Start INFORMATION SHOWN

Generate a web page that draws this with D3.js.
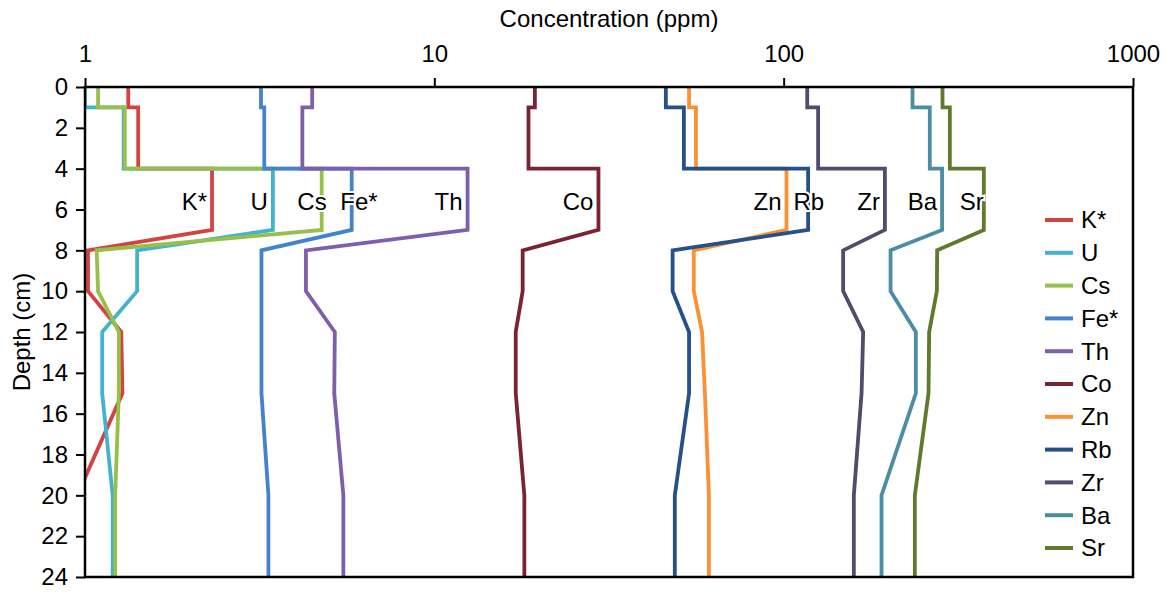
<!DOCTYPE html>
<html>
<head>
<meta charset="utf-8">
<script src="https://cdn.jsdelivr.net/npm/d3@7"></script>
<style>
  body { margin: 0; background: #fff; }
  text { font-family: "Liberation Sans", Arial, Helvetica, sans-serif; fill: #000; }
</style>
</head>
<body>
<svg id="chart" width="1165" height="592"></svg>
<script>
// Sample depth nodes (cm); repeated depths give the stepped upper intervals
const depths = [0, 1, 1, 4, 4, 7, 8, 10, 12, 15, 20, 24];

// Element names, in legend order
const elements = ["K*", "U", "Cs", "Fe*", "Th", "Co", "Zn", "Rb", "Zr", "Ba", "Sr"];

// Concentration (ppm) at each depth node
const kStar   = [1.33, 1.33, 1.42, 1.42, 2.31, 2.31, 1.02, 1.02, 1.27, 1.28, 0.95, 0.90];
const uran    = [1.00, 1.00, 1.29, 1.29, 3.45, 3.45, 1.41, 1.41, 1.12, 1.12, 1.20, 1.20];
const cesium  = [1.09, 1.09, 1.30, 1.30, 4.76, 4.76, 1.08, 1.09, 1.25, 1.25, 1.22, 1.22];
const ironStar= [3.19, 3.19, 3.26, 3.26, 5.80, 5.80, 3.20, 3.20, 3.20, 3.20, 3.35, 3.35];
const thorium = [4.47, 4.47, 4.19, 4.19, 12.45, 12.45, 4.29, 4.29, 5.19, 5.17, 5.49, 5.49];
const cobalt  = [19.4, 19.4, 18.6, 18.6, 29.5, 29.5, 17.9, 17.9, 17.1, 17.1, 18.1, 18.1];
const zinc    = [53.6, 53.6, 56.1, 56.1, 101.9, 101.9, 55.3, 55.3, 58.4, 59.5, 61.1, 61.1];
const rubidium= [46.0, 46.0, 51.8, 51.8, 117.5, 117.5, 48.1, 48.1, 53.6, 53.6, 48.8, 48.8];
const zircon  = [116.8, 116.8, 125.5, 125.5, 194.9, 194.9, 148.0, 148.0, 168.9, 167.1, 158.8, 158.8];
const barium  = [233.8, 233.8, 262.0, 262.0, 284.1, 284.1, 202.3, 202.3, 239.0, 239.0, 190.6, 190.6];
const stront  = [284.9, 284.9, 299.0, 299.0, 374.1, 374.1, 275.0, 274.5, 260.9, 259.8, 237.4, 237.4];

const seriesValues = [kStar, uran, cesium, ironStar, thorium, cobalt, zinc, rubidium, zircon, barium, stront];

// Axis ticks
const xTicks = [1, 10, 100, 1000];
const yTicks = [0, 2, 4, 6, 8, 10, 12, 14, 16, 18, 20, 22, 24];

// Styling
const colors = ["#d3433f", "#43b2cf", "#97c04b", "#4483cb", "#7f5fac", "#7a2333",
                "#fa9134", "#25508a", "#514b6e", "#4b8ea3", "#5f792d"];
const labelShift = { "K*": -5, "U": -5, "Cs": 5, "Fe*": 26, "Th": -5, "Co": -5,
                     "Zn": -5, "Rb": 16, "Zr": -5, "Ba": -5, "Sr": 0 };

const svg = d3.select("#chart");
const plotL = 85, plotR = 1133, plotT = 87, plotB = 577;

const x = d3.scaleLog().domain([1, 1000]).range([plotL, plotR]);
const y = d3.scaleLinear().domain([0, 24]).range([plotT, plotB]);

svg.append("defs").append("clipPath").attr("id", "plotClip")
  .append("rect").attr("x", plotL).attr("y", plotT)
  .attr("width", plotR - plotL).attr("height", plotB - plotT);

// Profiles
const line = d3.line().x(d => x(d[0])).y(d => y(d[1]));
const profiles = svg.append("g").attr("clip-path", "url(#plotClip)");
elements.forEach((el, i) => {
  const pts = depths.map((dep, j) => [seriesValues[i][j], dep]);
  profiles.append("path")
    .attr("d", line(pts))
    .attr("fill", "none")
    .attr("stroke", colors[i])
    .attr("stroke-width", 3.8)
    .attr("stroke-linejoin", "miter");
});

// Element labels inside the enriched band
const labels = svg.append("g");
elements.forEach((el, i) => {
  labels.append("text")
    .attr("x", x(seriesValues[i][4]) + labelShift[el])
    .attr("y", y(6) + 0.5)
    .attr("text-anchor", "end")
    .attr("font-size", 24)
    .attr("stroke", "#fff")
    .attr("stroke-width", 4)
    .attr("paint-order", "stroke")
    .text(el);
});

// Frame
svg.append("rect")
  .attr("x", plotL).attr("y", plotT)
  .attr("width", plotR - plotL).attr("height", plotB - plotT)
  .attr("fill", "none").attr("stroke", "#000").attr("stroke-width", 2.5);

// Top (concentration) axis
const xAxis = d3.axisTop(x).tickValues(xTicks).tickFormat(d3.format("d"))
  .tickSize(9).tickPadding(16);
const gx = svg.append("g").attr("transform", `translate(0,${plotT})`).call(xAxis);
gx.select(".domain").remove();
gx.selectAll(".tick line").attr("stroke", "#000").attr("stroke-width", 2);
gx.selectAll(".tick text").attr("font-size", 24).attr("font-family", "Liberation Sans, Arial, sans-serif");

// Left (depth) axis
const yAxis = d3.axisLeft(y).tickValues(yTicks).tickSize(9).tickPadding(8);
const gy = svg.append("g").attr("transform", `translate(${plotL},0)`).call(yAxis);
gy.select(".domain").remove();
gy.selectAll(".tick line").attr("stroke", "#000").attr("stroke-width", 2);
gy.selectAll(".tick text").attr("font-size", 24).attr("font-family", "Liberation Sans, Arial, sans-serif");

// Axis titles
svg.append("text")
  .attr("x", (plotL + plotR) / 2).attr("y", 27)
  .attr("text-anchor", "middle").attr("font-size", 24)
  .text("Concentration (ppm)");
svg.append("text")
  .attr("transform", `translate(30,${(plotT + plotB) / 2}) rotate(-90)`)
  .attr("text-anchor", "middle").attr("font-size", 24)
  .text("Depth (cm)");

// Legend
const legend = svg.append("g");
elements.forEach((el, i) => {
  const ly = 220 + i * 32.8;
  legend.append("line")
    .attr("x1", 1045).attr("x2", 1073).attr("y1", ly).attr("y2", ly)
    .attr("stroke", colors[i]).attr("stroke-width", 4);
  legend.append("text")
    .attr("x", 1081).attr("y", ly).attr("dy", "0.35em")
    .attr("font-size", 24).text(el);
});
</script>
</body>
</html>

End INFORMATION SHOWN

[BRIEF] In the data above, please extract the lines from the first one through the line with "zircon, barium, stront];", exactly, and keep pictures out.

[OUTPUT]
Generate a web page that draws this with D3.js.
<!DOCTYPE html>
<html>
<head>
<meta charset="utf-8">
<script src="https://cdn.jsdelivr.net/npm/d3@7"></script>
<style>
  body { margin: 0; background: #fff; }
  text { font-family: "Liberation Sans", Arial, Helvetica, sans-serif; fill: #000; }
</style>
</head>
<body>
<svg id="chart" width="1165" height="592"></svg>
<script>
// Sample depth nodes (cm); repeated depths give the stepped upper intervals
const depths = [0, 1, 1, 4, 4, 7, 8, 10, 12, 15, 20, 24];

// Element names, in legend order
const elements = ["K*", "U", "Cs", "Fe*", "Th", "Co", "Zn", "Rb", "Zr", "Ba", "Sr"];

// Concentration (ppm) at each depth node
const kStar   = [1.33, 1.33, 1.42, 1.42, 2.31, 2.31, 1.02, 1.02, 1.27, 1.28, 0.95, 0.90];
const uran    = [1.00, 1.00, 1.29, 1.29, 3.45, 3.45, 1.41, 1.41, 1.12, 1.12, 1.20, 1.20];
const cesium  = [1.09, 1.09, 1.30, 1.30, 4.76, 4.76, 1.08, 1.09, 1.25, 1.25, 1.22, 1.22];
const ironStar= [3.19, 3.19, 3.26, 3.26, 5.80, 5.80, 3.20, 3.20, 3.20, 3.20, 3.35, 3.35];
const thorium = [4.47, 4.47, 4.19, 4.19, 12.45, 12.45, 4.29, 4.29, 5.19, 5.17, 5.49, 5.49];
const cobalt  = [19.4, 19.4, 18.6, 18.6, 29.5, 29.5, 17.9, 17.9, 17.1, 17.1, 18.1, 18.1];
const zinc    = [53.6, 53.6, 56.1, 56.1, 101.9, 101.9, 55.3, 55.3, 58.4, 59.5, 61.1, 61.1];
const rubidium= [46.0, 46.0, 51.8, 51.8, 117.5, 117.5, 48.1, 48.1, 53.6, 53.6, 48.8, 48.8];
const zircon  = [116.8, 116.8, 125.5, 125.5, 194.9, 194.9, 148.0, 148.0, 168.9, 167.1, 158.8, 158.8];
const barium  = [233.8, 233.8, 262.0, 262.0, 284.1, 284.1, 202.3, 202.3, 239.0, 239.0, 190.6, 190.6];
const stront  = [284.9, 284.9, 299.0, 299.0, 374.1, 374.1, 275.0, 274.5, 260.9, 259.8, 237.4, 237.4];

const seriesValues = [kStar, uran, cesium, ironStar, thorium, cobalt, zinc, rubidium, zircon, barium, stront];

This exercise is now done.